Oleh: Marwan Batubara

PADA tanggal 10 Maret 2022, pemerintah (Dirjen Perdagangan Luar Negeri, Kementerian Perdagangan) resmi mematok aturan domestic market obligation (DMO) minyak sawit (crude palm oil, CPO) sebesar 30 persen yang wajib dijual di pasar domestik dari total produksi CPO Indonesia.

Sesuai Peraturan Dirjen Kemendag ini, harga maksimum DMO adalah Rp 9.300 per kilogram (kg) untuk CPO dan Rp 10.300 per kg untuk olein (fraksi cair minyak sawit tahan oksidasi). DMO ini merupakan syarat bagi eksportir CPO dan turunannya dapat izin ekspor.
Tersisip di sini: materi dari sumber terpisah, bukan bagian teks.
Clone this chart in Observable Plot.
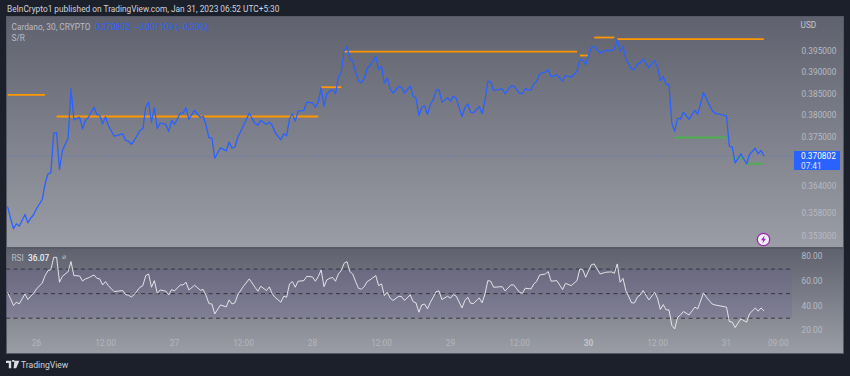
<!DOCTYPE html>
<html>
<head>
<meta charset="utf-8">
<script src="https://cdn.jsdelivr.net/npm/d3@7"></script>
<script src="https://cdn.jsdelivr.net/npm/@observablehq/plot@0.6"></script>
<style>
html,body{margin:0;padding:0;background:#1c202b;}
#chart{position:relative;width:850px;height:376px;overflow:hidden;font-family:Roboto,sans-serif;background:#1c202b;}
#chart svg.plot{position:absolute;left:0;}
.pane{position:absolute;left:6px;width:836px;box-sizing:content-box;border:1px solid #575a66;background:linear-gradient(#5f626e,#9b9da6);}
.t{position:absolute;white-space:nowrap;line-height:1;}
</style>
</head>
<body>
<div id="chart">
  <div class="pane" style="top:16px;height:230px"></div>
  <div class="pane" style="top:248px;height:104px"></div>
  <div class="t" style="left:7px;top:5px;font-size:8.3px;color:#d1d4dc">BeInCrypto1 published on TradingView.com, Jan 31, 2023 06:52 UTC+5:30</div>
  <div class="t" style="left:11.5px;top:23px;font-size:8.3px;color:#b9bbc4">Cardano, 30, CRYPTO</div>
  <div class="t" style="left:95px;top:23px;font-size:8.3px;color:#2962ff">0.370802&nbsp; −0.001109 (−0.30%)</div>
  <div class="t" style="left:11.5px;top:34px;font-size:8.3px;color:#b9bbc4">S/R</div>
  <div class="t" style="left:11.5px;top:254px;font-size:8.3px;color:#b9bbc4">RSI</div>
  <div class="t" style="left:28px;top:254px;font-size:8.3px;font-weight:500;color:#eceef2">36.07</div>
  <div class="t" style="left:62px;top:254px;font-size:7px;color:#b9bbc4">⌀</div>
  <div class="t" style="left:800.5px;top:21px;font-size:8.3px;color:#c3c5cd">USD</div>
  <div style="position:absolute;left:794px;top:151px;width:46px;height:19px;background:#2962ff;"></div>
  <div class="t" style="left:801px;top:152px;font-size:8.3px;color:#fff">0.370802</div>
  <div class="t" style="left:801px;top:161.5px;font-size:8.3px;color:#dfe6ff">07:41</div>
  <svg style="position:absolute;left:756px;top:232px" width="15" height="15" viewBox="0 0 15 15">
    <circle cx="7.5" cy="7.5" r="6.2" fill="#f3eef6" stroke="#9c27b0" stroke-width="1.3"/>
    <path d="M8.6 3.4 5 8.2h2.2L6.4 11.6 10 6.8H7.8z" fill="#9c27b0"/>
  </svg>
  <svg style="position:absolute;left:6px;top:360px" width="14" height="10" viewBox="0 0 14 10">
    <path d="M0 0.8h5.2v7.4H2.8V3H0z M6 0.8a1.2 1.2 0 1 1 0 .01z M8.4.8H13.4L10.2 8.2H7.6z" fill="#d9dce3"/>
  </svg>
  <div class="t" style="left:21px;top:360.5px;font-size:8.6px;color:#d1d4dc">TradingView</div>
</div>
<script>
const candles = [
  -10,-9,-8,-7,-6,-4,-3,-2,-1,0,
  2,3,4,5,6,7,8,9,11,12,
  13,15,16,17,18,20,21,22,23,24,
  25,27,30,31,32,33,34,36,37,38,
  39,40,41,42,43,45,46,47,48,50,
  51,52,53,55,57,58,59,60,61,62,
  64,66,67,68,69,70,72,74,76,77,
  78,80,81,82,83,85,86,87,88,89,
  90,91,93,94,96,97,98,99,100,101,
  102,103,104,105,106,107,108,109,110,111,
  112,113,114,115,116,118,119,120,121,122,
  123,124,126,127,128,130,131,132,133,134,
  135,136,137,138,139,140,141,143,144,145,
  146,148,149,150,151,152,154,155,156,157,
  158,159,162,163,165,166,168,169,170,172,
  173,174,175,177,178,179,181,183,184,186,
  188,189,190,191,193,194,196,198,200,201,
  202,203,204,205,207,208,209,210,211,213,
  215,216,217,218,219,220,221,222,223,224,
  225,227,229,230,232,233,235,236,240,241,
  242,243,245,247,248,250,251,252,253
];
const price = [
  .35938,.35692,.3547,.35578,.35526,.35779,.35599,.35698,.35773,.35904,
  .36107,.36453,.36675,.36697,.376,.376,.36771,.37198,.37477,.3862,
  .37899,.37959,.37692,.37883,.37945,.3819,.38022,.37998,.37807,.37968,
  .37768,.37523,.37578,.37425,.37409,.3734,.37425,.37653,.37692,.3819,
  .38306,.37844,.38176,.37698,.3782,.37791,.3763,.37883,.37791,.38051,
  .38051,.38176,.37912,.38114,.37952,.37982,.37768,.37486,.37486,.37024,
  .37259,.37191,.37386,.37249,.37272,.37493,.37768,.38051,.37813,.37775,
  .37883,.37791,.37844,.37768,.37607,.37441,.37578,.37532,.37922,.38038,
  .37867,.38098,.38114,.38306,.38292,.3819,.38306,.38643,.38207,.38503,
  .38564,.38597,.38503,.38893,.39011,.39529,.39625,.39331,.39273,.39011,
  .38799,.38761,.38869,.39092,.39171,.39385,.39076,.39147,.38751,.38878,
  .3862,.38516,.38674,.38657,.38516,.38681,.38447,.38409,.37998,.3819,
  .38223,.38022,.38253,.3837,.3858,.38604,.38306,.38409,.3833,.38447,
  .384,.37975,.38176,.3827,.38074,.3806,.38207,.38038,.38346,.38799,
  .38775,.3858,.3862,.38503,.3869,.38681,.38516,.38503,.3862,.3858,
  .38738,.38799,.38974,.39011,.39068,.38902,.38945,.38799,.38933,.38893,
  .39035,.39307,.39307,.39195,.39608,.39625,.39464,.39529,.39529,.3957,
  .39787,.39512,.39625,.39331,.39076,.39076,.39211,.39234,.39331,.39115,
  .3929,.3913,.38815,.3891,.38721,.38721,.37807,.37637,.37936,.37912,
  .38074,.37912,.38114,.38022,.38533,.38386,.38114,.38051,.37991,.37289,
  .37272,.36921,.37124,.36899,.37108,.37249,.37124,.37198,.370802
];
const rsi = [
  50.6,45.7,40.3,43.0,41.7,49.8,45.2,47.9,50.3,53.8,
  58.7,64.7,68.7,69.5,79.6,79.6,59.3,64.1,67.9,76.1,
  64.7,64.4,60.3,62,62.8,65.2,62.5,62,57.1,59.8,
  56.5,51.7,52.5,49.2,48.7,47.3,49.2,55.2,56.5,64.7,
  66,55.2,60.6,50.3,53,52,49,53.3,52.2,57.1,
  57.1,59.3,53,56.8,52.8,53.3,48.4,41.9,41.6,33.5,
  40.8,39.2,44.9,41.6,42.5,49,56,62,55.2,52,
  56,52.5,55.5,49.8,47,43,47.9,47.1,57.9,59.8,
  55.2,60.1,60.6,64.1,63.6,60.1,63.9,69.3,55.7,61.2,
  62.5,63.1,60.1,66,68.7,74.7,76.1,67.9,66,59.8,
  54.4,53.6,55.7,59.8,61.2,64.7,56.5,57.9,48.4,51.1,
  46.5,44.4,47.9,47.6,44.4,49,43.5,42.5,34.9,40.8,
  41.6,37.6,43,47.1,51.7,52.2,45.2,47.9,46.3,49.2,
  47.9,38.4,44.4,47.1,42.2,41.9,46.5,42.5,49.8,60.6,
  60.1,55.2,55.7,52.2,57.1,57.1,51.1,50.3,54.4,53.8,
  57.9,60.1,65.2,66,67.9,60.1,60.6,53.3,58.4,56.5,
  60.6,70.1,69.5,63.3,73.6,74.2,66,67.4,67.7,66.6,
  74.2,59.3,62.5,52.5,42.5,42.5,47.1,49,52.5,44.9,
  51.1,46.3,37.1,41.1,36.8,36.8,24.1,21.3,30.8,32.7,
  35.4,32.7,39,37.6,50.6,47.1,41.6,40.8,39,27.3,
  26.8,22.4,29.5,26.8,33.5,38.4,35.7,38.4,36.07
];
const resistance = [
  {from:-10,to:3,level:.38479},
  {from:7,to:98,level:.37975},
  {from:99,to:106,level:.38657},
  {from:107,to:188,level:.395},
  {from:189,to:192,level:.39409},
  {from:194,to:201,level:.39842},
  {from:202,to:253,level:.39801}
];
const support = [
  {from:222,to:240,level:.37493},
  {from:242,to:246,level:.37024},
  {from:247,to:253,level:.36899}
];
const priceTicks = [.353,.358,.364,.375,.38,.385,.39,.395];
const rsiTicks = [20,40,60,80];
const rsiLevels = [30,50,70];
const timeTicks = [0,24,48,72,96,120,144,168,216,240,258];
const timeLabels = ["26","12:00","27","12:00","28","12:00","29","12:00","12:00","31","09:00"];
const boldTick = [192];
const lastPrice = .370802;

const priceRows = candles.map((c,i)=>({c,v:price[i]}));
const rsiRows = candles.map((c,i)=>({c,v:rsi[i]}));
const xDomain = [-10.43,262.96];
const font = {background:"transparent",fontFamily:"Roboto,sans-serif",fontSize:"8.3px",overflow:"visible"};

const pricePlot = Plot.plot({
  width:850,height:248,marginLeft:6,marginRight:58,marginTop:17,marginBottom:0,
  style:font,
  x:{domain:xDomain,axis:null},
  y:{type:"log",domain:[.35047,.4033],axis:null},
  marks:[
    Plot.ruleY([lastPrice],{stroke:"#3a6cf0",strokeWidth:.8,strokeDasharray:"1,1.6",strokeOpacity:.6}),
    Plot.link(resistance,{x1:"from",x2:"to",y1:"level",y2:"level",stroke:"#ff9800",strokeWidth:1.8}),
    Plot.link(support,{x1:"from",x2:"to",y1:"level",y2:"level",stroke:"#4caf50",strokeWidth:1.8}),
    Plot.line(priceRows,{x:"c",y:"v",stroke:"#2962ff",strokeWidth:1.3,curve:"linear"}),
    Plot.axisY({anchor:"right",label:null,ticks:priceTicks,tickFormat:d=>d.toFixed(6),tickSize:0,tickPadding:9,color:"#b8bac2"})
  ]
});
pricePlot.style.top="0px";
pricePlot.classList.add("plot");

const rsiPlot = Plot.plot({
  width:850,height:104,marginLeft:6,marginRight:58,marginTop:0,marginBottom:20,
  style:font,
  x:{domain:xDomain,axis:null},
  y:{domain:[17.56,85.94],axis:null},
  marks:[
    Plot.rectY([{a:30,b:70}],{y1:"a",y2:"b",fill:"#6a5a9a",fillOpacity:.22}),
    Plot.ruleY(rsiLevels,{stroke:"#36363f",strokeWidth:1,strokeDasharray:"4,3.5"}),
    Plot.line(rsiRows,{x:"c",y:"v",stroke:"#eeeef2",strokeWidth:.9,curve:"linear"}),
    Plot.axisY({anchor:"right",label:null,ticks:rsiTicks,tickFormat:d=>d.toFixed(2),tickSize:0,tickPadding:9,color:"#b8bac2"}),
    Plot.axisX({label:null,ticks:timeTicks,tickFormat:d=>timeLabels[timeTicks.indexOf(d)],tickSize:0,tickPadding:7,color:"#b4b6be"}),
    Plot.axisX({label:null,ticks:boldTick,tickFormat:()=>"30",tickSize:0,tickPadding:7,color:"#c4c6cd",fontWeight:"bold"})
  ]
});
rsiPlot.style.top="249px";
rsiPlot.classList.add("plot");

const root=document.getElementById("chart");
root.insertBefore(rsiPlot,root.children[2]);
root.insertBefore(pricePlot,root.children[2]);
</script>
</body>
</html>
Pada saat yang sama, Kemendag menyatakan peraturan DMO 30 persen ini memperkuat keputusan sebelumnya tentang Harga Eceran Tertinggi (HET). Seperti diketahui, Permendag No.6/2022 telah menetapkan HET minyak goreng (migor) dibagi dalam tiga kelompok, yakni HET migor kemasan premium senilai Rp 14.000 per liter, migor kemasan sederhana senilai Rp 13.500 per liter, dan migor curah senilai Rp 11.500 per liter.

Dengan kewajiban DMO sebesar 30 persen, jika tahun 2022 ini produksi total  CPO nasional diperkirakan sebesar 51 juta ton, maka pasokan minyak sawit (termasuk olein) untuk konsumsi domestik akan mencapai 15,3 juta ton.

Sedangkan biasanya rata-rata kebutuhan domestik sawit nasional, termasuk program biosolar B20/B30, untuk domestik sekitar 10 hingga 12 juta ton. Dengan terpenuhinya kebutuhan ini, maka mestinya kelangkaan migor domestik tidak lagi terjadi.

Indonesia merupakan produsen terbesar CPO dunia. Sedangkan konsumsi domestik hanya sekitar 25 hingga 30 persen dari total produksi CPO nasional. Lantas, di tengah lumbung CPO ini, mengapa gonjang-ganjing harga dan nestapa migor masih terus berlangsung, hingga berbulan-bulan? Berikut diuraikan beberapa penyebab mengapa “rakyat mati di lumbung CPO”.

Pertama, karena negara melalui Pemerintahan Jokowi tidak atau belum hadir guna mengurus dan mengatur kebutuhan rakyat yang vital tersebut secara komprehensif, terarah dan berkelanjutan. Mayoritas rakyat yang berada dalam posisi lemah tampaknya bukan prioritas yang harus diurus dan diselamatkan kebutuhan pokoknya.

Bagi pemerintah yang menganut ekonomi sangat liberal, kepentingan oligarki, pengusaha sawit dan maksimalisasi penerimaan APBN dari naiknya harga CPO jauh lebih penting dibanding urusan hajat hidup vital rakyat.

Kedua, meskipun memiliki otoritas, membuat kebijakan dan menetapkan aturan, Pemerintah cenderung gagal membuat aturan antisipatif dan gagal pula belajar dari pengalaman naiknya harga CPO masa lalu.

Meskipun telah menerbitkan empat peraturan dalam dua bulan terakhir, yakni Permendag 1/2022, Permendag 3/2022, dan Permendag 6/2022 dan Peraturan Dirjen yang disebut di atas, kelangkaan migor masih berlangsung, rakyat mengantri panjang berjam-jam, dan bahkan di Berau, Kaltim, (12/3/2022) sampai ada yang meninggal!